=== Records for the task ===
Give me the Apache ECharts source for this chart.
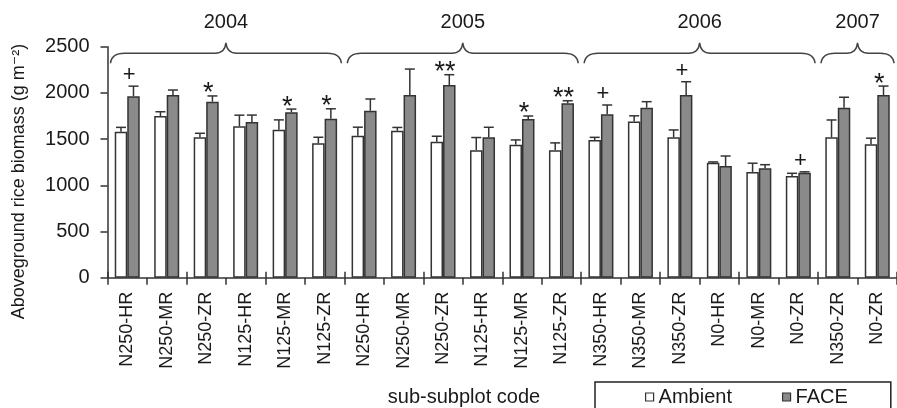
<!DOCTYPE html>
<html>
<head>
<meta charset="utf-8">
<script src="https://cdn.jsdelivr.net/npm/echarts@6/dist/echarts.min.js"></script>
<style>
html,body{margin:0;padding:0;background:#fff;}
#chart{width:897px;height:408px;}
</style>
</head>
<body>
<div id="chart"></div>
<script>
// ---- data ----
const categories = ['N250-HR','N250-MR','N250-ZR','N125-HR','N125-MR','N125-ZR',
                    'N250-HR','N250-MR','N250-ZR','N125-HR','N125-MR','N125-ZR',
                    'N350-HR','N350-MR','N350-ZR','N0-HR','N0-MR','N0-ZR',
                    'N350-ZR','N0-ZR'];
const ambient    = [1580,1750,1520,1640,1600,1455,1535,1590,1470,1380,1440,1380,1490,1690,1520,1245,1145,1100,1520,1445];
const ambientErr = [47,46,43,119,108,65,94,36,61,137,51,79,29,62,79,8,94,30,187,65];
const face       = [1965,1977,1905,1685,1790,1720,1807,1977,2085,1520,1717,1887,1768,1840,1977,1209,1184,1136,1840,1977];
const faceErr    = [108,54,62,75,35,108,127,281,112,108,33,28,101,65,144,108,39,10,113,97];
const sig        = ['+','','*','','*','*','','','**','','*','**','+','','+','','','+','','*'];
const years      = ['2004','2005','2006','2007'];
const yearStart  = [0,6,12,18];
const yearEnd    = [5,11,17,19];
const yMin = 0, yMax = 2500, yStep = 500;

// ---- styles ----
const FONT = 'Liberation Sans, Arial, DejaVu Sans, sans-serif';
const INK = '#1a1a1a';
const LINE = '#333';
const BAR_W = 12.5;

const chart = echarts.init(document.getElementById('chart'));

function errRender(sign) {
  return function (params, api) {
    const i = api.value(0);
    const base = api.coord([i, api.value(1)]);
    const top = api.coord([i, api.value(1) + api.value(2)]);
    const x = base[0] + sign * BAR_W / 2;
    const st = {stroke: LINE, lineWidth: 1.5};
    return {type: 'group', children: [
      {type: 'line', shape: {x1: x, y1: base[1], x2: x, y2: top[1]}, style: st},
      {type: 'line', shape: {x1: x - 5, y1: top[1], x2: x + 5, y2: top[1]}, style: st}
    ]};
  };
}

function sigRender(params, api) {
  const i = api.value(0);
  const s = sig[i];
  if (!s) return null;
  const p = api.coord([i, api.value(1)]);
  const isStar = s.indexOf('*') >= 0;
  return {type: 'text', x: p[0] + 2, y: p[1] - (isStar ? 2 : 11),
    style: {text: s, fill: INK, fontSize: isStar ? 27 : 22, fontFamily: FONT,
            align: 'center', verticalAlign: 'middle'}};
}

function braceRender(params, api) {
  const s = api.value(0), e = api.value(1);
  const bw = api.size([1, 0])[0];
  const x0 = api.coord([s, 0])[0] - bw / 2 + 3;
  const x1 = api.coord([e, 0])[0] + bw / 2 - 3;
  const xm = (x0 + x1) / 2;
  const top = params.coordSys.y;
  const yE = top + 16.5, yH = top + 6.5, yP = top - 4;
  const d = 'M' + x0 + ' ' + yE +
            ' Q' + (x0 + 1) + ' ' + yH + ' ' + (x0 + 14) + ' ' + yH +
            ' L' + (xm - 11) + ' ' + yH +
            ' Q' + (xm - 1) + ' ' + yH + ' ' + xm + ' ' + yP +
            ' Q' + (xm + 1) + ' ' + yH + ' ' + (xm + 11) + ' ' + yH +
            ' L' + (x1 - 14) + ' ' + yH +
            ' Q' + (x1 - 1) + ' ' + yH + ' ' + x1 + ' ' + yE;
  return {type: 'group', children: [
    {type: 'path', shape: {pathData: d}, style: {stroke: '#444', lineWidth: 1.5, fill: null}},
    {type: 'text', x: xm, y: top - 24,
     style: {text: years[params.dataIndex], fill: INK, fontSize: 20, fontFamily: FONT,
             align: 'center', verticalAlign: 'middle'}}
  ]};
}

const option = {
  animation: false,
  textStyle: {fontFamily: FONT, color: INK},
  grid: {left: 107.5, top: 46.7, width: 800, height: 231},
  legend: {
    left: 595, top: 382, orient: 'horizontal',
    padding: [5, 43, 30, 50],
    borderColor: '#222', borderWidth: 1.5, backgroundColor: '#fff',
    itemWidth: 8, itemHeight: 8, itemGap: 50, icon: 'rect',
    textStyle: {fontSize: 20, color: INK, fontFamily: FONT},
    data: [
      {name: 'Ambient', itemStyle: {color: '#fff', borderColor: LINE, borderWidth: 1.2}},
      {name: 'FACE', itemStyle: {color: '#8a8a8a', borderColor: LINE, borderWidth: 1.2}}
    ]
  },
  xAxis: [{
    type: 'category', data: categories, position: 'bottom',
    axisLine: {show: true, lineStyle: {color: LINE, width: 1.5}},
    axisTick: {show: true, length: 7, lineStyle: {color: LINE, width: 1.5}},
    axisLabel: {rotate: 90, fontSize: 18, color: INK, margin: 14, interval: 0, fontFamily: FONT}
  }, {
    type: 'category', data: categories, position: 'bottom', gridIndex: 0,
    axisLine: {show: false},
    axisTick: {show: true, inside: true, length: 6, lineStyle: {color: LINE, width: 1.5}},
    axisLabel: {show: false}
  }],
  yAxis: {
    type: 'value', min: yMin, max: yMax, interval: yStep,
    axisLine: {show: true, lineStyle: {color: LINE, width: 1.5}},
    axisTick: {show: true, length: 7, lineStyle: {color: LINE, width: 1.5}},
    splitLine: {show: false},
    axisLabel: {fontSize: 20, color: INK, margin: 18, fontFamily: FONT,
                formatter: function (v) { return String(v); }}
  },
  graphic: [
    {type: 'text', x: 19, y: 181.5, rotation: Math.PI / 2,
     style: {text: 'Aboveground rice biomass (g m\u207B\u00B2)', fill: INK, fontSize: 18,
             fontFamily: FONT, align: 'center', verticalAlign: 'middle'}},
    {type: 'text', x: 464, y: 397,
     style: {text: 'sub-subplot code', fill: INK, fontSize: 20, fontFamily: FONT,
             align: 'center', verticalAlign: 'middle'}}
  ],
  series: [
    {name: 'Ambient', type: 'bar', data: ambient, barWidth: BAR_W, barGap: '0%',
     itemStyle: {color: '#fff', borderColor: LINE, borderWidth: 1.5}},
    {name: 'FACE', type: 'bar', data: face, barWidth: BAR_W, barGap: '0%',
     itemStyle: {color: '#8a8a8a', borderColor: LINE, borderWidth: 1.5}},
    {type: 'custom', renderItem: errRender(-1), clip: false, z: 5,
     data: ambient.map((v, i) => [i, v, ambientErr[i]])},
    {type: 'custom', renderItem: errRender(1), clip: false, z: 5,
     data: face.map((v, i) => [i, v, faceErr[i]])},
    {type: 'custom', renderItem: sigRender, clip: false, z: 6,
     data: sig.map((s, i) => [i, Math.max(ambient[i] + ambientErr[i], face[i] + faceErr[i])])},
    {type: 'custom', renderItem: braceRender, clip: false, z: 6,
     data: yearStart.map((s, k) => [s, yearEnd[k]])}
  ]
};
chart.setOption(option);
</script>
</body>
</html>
===
=== Records for the task ===
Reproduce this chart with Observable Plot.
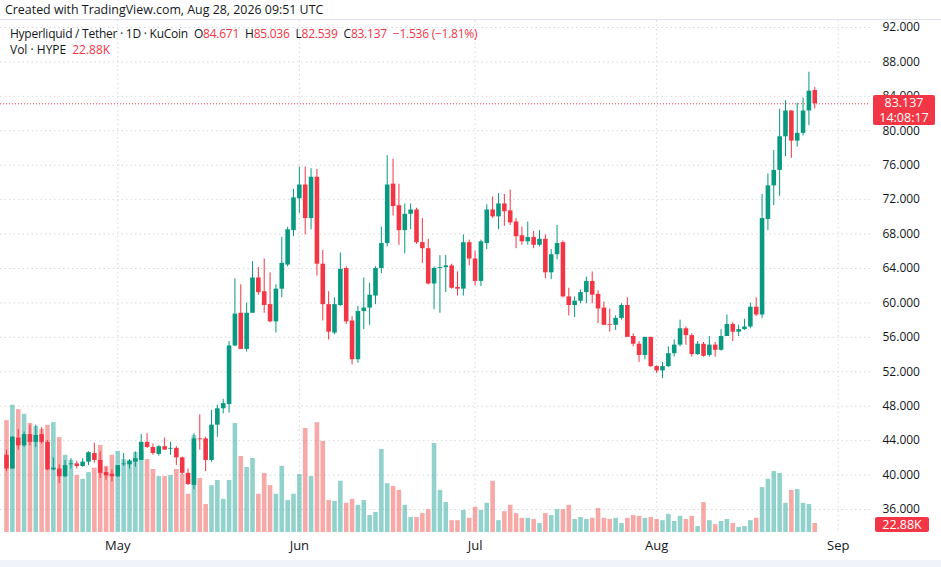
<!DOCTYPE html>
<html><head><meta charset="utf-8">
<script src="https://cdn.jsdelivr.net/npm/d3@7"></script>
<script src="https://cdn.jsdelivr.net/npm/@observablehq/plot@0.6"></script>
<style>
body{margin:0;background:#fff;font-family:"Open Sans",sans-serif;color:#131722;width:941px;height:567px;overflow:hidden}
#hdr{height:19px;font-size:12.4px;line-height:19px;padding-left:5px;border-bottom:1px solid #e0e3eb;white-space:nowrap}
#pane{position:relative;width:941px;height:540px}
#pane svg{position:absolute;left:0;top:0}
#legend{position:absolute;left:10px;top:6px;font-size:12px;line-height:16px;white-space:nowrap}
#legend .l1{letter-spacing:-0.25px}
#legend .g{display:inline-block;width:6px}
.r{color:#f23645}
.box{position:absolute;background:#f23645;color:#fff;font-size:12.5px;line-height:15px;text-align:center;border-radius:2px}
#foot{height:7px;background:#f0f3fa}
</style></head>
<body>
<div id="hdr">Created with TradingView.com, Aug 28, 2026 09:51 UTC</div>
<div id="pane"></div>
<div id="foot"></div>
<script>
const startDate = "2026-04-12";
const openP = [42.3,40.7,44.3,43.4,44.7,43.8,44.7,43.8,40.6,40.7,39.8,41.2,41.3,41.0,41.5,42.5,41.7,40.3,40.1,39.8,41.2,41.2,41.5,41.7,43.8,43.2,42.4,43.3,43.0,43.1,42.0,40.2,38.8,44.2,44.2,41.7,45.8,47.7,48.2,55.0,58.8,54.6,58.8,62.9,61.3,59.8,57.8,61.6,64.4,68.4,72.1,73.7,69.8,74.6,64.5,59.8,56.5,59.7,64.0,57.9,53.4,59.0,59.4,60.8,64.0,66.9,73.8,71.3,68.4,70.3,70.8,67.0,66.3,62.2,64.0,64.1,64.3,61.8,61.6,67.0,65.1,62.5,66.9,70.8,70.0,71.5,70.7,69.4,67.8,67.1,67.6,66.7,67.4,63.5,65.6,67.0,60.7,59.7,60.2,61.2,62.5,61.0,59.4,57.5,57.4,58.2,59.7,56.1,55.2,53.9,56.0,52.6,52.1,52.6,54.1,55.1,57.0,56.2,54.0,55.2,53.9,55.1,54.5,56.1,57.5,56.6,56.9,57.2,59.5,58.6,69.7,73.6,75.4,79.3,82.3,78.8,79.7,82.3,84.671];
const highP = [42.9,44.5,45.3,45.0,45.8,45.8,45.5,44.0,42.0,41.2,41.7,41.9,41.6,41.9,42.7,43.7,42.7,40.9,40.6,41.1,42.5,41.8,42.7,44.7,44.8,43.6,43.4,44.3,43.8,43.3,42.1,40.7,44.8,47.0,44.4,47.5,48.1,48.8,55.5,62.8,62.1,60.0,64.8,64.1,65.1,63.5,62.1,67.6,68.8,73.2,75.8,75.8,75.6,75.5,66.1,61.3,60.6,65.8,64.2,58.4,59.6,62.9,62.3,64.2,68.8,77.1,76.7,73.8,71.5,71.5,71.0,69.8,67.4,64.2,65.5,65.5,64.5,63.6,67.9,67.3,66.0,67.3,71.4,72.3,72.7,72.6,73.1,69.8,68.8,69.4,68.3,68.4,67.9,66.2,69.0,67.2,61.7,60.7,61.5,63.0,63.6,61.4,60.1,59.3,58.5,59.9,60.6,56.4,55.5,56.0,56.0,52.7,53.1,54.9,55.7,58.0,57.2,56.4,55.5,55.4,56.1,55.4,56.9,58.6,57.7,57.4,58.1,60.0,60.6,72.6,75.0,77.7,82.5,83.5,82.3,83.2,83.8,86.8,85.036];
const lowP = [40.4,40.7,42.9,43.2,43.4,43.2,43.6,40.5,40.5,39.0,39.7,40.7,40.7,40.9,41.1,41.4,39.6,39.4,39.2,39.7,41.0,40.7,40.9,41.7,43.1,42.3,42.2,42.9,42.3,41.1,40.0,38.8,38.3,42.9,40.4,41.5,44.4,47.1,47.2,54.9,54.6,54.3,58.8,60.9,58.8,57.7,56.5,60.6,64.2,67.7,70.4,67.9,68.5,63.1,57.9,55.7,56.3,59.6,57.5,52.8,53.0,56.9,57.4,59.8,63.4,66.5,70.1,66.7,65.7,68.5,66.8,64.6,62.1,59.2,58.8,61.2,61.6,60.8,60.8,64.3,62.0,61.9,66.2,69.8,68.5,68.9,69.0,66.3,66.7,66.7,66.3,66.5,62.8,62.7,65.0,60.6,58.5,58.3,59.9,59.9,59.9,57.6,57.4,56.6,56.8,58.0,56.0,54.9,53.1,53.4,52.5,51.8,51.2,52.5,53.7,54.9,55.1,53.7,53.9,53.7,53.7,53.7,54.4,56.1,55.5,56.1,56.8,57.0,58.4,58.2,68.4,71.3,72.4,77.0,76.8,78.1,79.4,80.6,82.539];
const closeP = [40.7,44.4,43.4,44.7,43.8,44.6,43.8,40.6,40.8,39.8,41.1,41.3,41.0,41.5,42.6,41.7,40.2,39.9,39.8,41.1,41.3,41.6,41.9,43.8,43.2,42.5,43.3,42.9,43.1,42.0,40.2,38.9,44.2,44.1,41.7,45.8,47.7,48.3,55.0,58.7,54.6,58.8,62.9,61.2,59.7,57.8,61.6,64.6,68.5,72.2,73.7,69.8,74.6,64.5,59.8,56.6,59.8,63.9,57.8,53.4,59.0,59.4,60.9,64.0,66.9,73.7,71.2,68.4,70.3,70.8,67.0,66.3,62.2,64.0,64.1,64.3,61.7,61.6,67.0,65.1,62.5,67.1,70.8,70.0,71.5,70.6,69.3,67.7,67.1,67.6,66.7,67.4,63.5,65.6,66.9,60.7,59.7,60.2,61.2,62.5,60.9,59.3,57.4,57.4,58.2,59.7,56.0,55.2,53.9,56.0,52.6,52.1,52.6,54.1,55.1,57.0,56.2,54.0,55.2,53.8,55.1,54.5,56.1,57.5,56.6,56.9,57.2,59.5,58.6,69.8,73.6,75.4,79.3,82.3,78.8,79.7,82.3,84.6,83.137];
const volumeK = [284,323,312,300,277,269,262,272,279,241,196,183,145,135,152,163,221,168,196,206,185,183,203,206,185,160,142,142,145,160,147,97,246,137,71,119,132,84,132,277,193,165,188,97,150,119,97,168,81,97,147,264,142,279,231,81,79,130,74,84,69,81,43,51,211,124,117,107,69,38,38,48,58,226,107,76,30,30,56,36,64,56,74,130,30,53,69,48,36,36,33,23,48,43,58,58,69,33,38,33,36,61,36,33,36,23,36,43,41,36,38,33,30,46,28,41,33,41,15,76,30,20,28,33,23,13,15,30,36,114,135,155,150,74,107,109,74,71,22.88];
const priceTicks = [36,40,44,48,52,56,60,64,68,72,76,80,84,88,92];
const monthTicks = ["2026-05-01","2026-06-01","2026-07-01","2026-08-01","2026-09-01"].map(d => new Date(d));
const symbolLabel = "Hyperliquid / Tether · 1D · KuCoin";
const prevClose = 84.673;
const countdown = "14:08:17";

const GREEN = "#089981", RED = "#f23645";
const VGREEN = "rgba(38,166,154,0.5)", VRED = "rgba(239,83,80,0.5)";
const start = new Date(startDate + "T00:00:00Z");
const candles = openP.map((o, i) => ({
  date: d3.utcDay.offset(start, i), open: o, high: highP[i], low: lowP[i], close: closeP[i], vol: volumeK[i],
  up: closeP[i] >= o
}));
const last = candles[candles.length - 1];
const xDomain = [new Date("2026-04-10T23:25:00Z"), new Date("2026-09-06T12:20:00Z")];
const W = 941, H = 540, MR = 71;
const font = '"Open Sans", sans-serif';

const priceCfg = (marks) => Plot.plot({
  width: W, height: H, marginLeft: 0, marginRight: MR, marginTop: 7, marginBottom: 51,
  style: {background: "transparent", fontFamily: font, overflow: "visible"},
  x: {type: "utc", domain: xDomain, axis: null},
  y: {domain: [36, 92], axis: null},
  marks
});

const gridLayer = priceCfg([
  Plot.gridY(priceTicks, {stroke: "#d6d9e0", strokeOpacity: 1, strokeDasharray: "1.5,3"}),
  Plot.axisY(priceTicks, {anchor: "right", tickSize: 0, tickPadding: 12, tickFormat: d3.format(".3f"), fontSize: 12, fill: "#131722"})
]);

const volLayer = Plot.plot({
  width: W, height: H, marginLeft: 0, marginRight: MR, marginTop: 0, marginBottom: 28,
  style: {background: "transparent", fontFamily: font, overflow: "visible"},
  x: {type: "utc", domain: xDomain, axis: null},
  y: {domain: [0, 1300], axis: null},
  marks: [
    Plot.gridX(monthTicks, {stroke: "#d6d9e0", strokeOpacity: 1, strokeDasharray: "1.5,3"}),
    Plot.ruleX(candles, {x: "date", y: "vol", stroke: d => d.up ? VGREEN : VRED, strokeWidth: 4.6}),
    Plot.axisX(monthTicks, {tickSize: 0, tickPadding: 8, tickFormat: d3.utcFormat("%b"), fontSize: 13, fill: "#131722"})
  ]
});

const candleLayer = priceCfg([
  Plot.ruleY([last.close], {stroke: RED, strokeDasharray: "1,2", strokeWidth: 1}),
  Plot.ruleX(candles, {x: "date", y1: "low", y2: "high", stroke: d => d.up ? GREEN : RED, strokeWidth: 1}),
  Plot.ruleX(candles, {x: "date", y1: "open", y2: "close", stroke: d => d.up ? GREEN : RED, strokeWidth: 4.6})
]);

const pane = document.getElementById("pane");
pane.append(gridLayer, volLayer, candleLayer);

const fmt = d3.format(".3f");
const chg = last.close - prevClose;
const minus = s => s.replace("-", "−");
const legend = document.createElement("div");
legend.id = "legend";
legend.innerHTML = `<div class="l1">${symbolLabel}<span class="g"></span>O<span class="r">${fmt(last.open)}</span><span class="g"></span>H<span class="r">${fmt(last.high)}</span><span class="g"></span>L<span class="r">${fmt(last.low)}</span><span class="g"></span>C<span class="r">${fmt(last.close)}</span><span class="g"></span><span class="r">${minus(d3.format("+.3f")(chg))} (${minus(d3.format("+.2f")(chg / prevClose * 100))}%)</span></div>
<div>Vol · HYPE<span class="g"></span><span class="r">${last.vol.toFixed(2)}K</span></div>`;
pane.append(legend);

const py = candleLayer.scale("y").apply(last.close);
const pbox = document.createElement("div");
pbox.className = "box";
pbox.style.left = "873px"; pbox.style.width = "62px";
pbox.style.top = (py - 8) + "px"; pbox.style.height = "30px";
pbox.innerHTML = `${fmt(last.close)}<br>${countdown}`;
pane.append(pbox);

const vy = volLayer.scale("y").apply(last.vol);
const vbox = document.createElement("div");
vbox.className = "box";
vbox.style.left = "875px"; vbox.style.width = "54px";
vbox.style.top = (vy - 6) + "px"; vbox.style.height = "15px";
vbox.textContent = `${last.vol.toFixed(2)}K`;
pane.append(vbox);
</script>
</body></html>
===
Written task >> The material above holds pictures; leave them out. Repeat exactly the lines from the one containing "Give me the" through the one containing "const chart = echarts.init(document.getElementById('chart'));", and nothing else.

Answer to the task >>
Give me the Apache ECharts source for this chart.
<!DOCTYPE html>
<html>
<head>
<meta charset="utf-8">
<script src="https://cdn.jsdelivr.net/npm/echarts@6/dist/echarts.min.js"></script>
<style>
html,body{margin:0;padding:0;background:#fff;}
#chart{width:897px;height:408px;}
</style>
</head>
<body>
<div id="chart"></div>
<script>
// ---- data ----
const categories = ['N250-HR','N250-MR','N250-ZR','N125-HR','N125-MR','N125-ZR',
                    'N250-HR','N250-MR','N250-ZR','N125-HR','N125-MR','N125-ZR',
                    'N350-HR','N350-MR','N350-ZR','N0-HR','N0-MR','N0-ZR',
                    'N350-ZR','N0-ZR'];
const ambient    = [1580,1750,1520,1640,1600,1455,1535,1590,1470,1380,1440,1380,1490,1690,1520,1245,1145,1100,1520,1445];
const ambientErr = [47,46,43,119,108,65,94,36,61,137,51,79,29,62,79,8,94,30,187,65];
const face       = [1965,1977,1905,1685,1790,1720,1807,1977,2085,1520,1717,1887,1768,1840,1977,1209,1184,1136,1840,1977];
const faceErr    = [108,54,62,75,35,108,127,281,112,108,33,28,101,65,144,108,39,10,113,97];
const sig        = ['+','','*','','*','*','','','**','','*','**','+','','+','','','+','','*'];
const years      = ['2004','2005','2006','2007'];
const yearStart  = [0,6,12,18];
const yearEnd    = [5,11,17,19];
const yMin = 0, yMax = 2500, yStep = 500;

// ---- styles ----
const FONT = 'Liberation Sans, Arial, DejaVu Sans, sans-serif';
const INK = '#1a1a1a';
const LINE = '#333';
const BAR_W = 12.5;

const chart = echarts.init(document.getElementById('chart'));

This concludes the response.